Today’s tragic shooting in Kansas City doesn’t mean that the United States has become unsafe for Jews. The person arrested for the incident at the Jewish Community Center campus in Johnson County, Kansas which left three dead allegedly yelled “Heil Hitler” and sought to inquire if his victims were Jewish. Only the tiniest minority of Americans shares such hatred. Unlike attacks on Jews in Europe where a rising tide of anti-Semitism has called the viability of Jewish life there into question, even a shocking event such as this one doesn’t change the fact that Jew hatred remains a marginal phenomenon on these shores. American society has embraced Jews in every possible way. But however much we should resist the temptation to draw broad conclusions from the acts of what may be a lone madman, it is a reminder that anti-Semitic violence remains the most common form of religious-based hate crime committed in this country.
While much of our chattering classes remain obsessed with the fear of Islamophobia and are determined to keep alive the myth of a post 9/11 backlash against American Muslims, FBI hate crime statistics continue to show that anti-Jewish attacks outnumber those directed at Muslims by a huge margin. In every year since 9/11, the numbers show that attacks on Muslims are far less frequent than those on Jews. This is especially important to remember not just because of the sad violence in Kansas City but because so much of the media and other institutions are so heavily invested in the myths about Islamophobia while not taking strong stands against non-violent forms of anti-Semitism, such as the movement to wage economic warfare against the State of Israel.

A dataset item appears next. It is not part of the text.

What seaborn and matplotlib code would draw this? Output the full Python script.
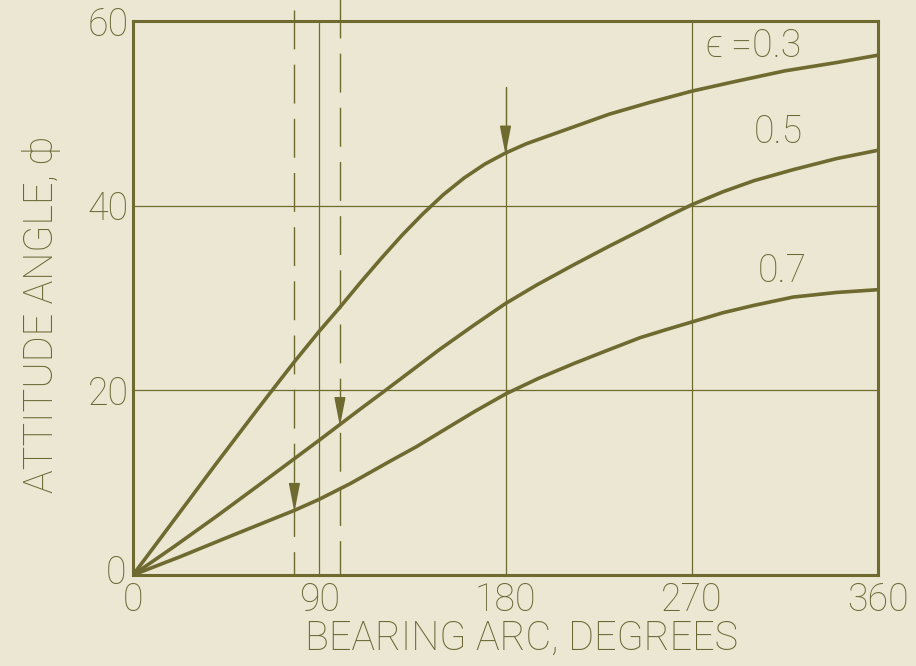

Sadly, even institutions such as Brandeis University, which has strong ties to the Jewish community, remain so sensitive to charges of hostility to Islam that they are afraid to honor a person like Ayaan Hirsi Ali, who has spoken out against Islamic oppression of women. But while worries about a non-existent wave of prejudice against Muslims are without basis, even in the United States those willing to express hostility to Jews and to, as the BDS movement has shown, subject their state to prejudicial treatment they would not inflict on any other religious or ethnic group, remains an unfortunate reality.
In her classic 1992 book If I Am Not For Myself … The Liberal Betrayal of the Jews, Ruth Wisse wrote that anti-Semitism was “the 20th century’s most durable ideology” since it was employed by several movements including fascists, Nazis, and Communists and yet had survived and transcended those horrors to reassert itself in a new era. Today the greatest threat to the Jewish people comes not from stray neo-Nazis but from Islamist terror and a genocidal theocracy in Iran that seeks nuclear capability. But whether focused on the remnants of old threats or the peril from the new, Jew hatred remains an unfortunate fact of life. While the crime that took place in Kansas City should not distort our view of American society or cause us to forget that barriers to acceptance of Jews have been almost totally erased, it should serve as a reminder that Jew hatred is far from dead.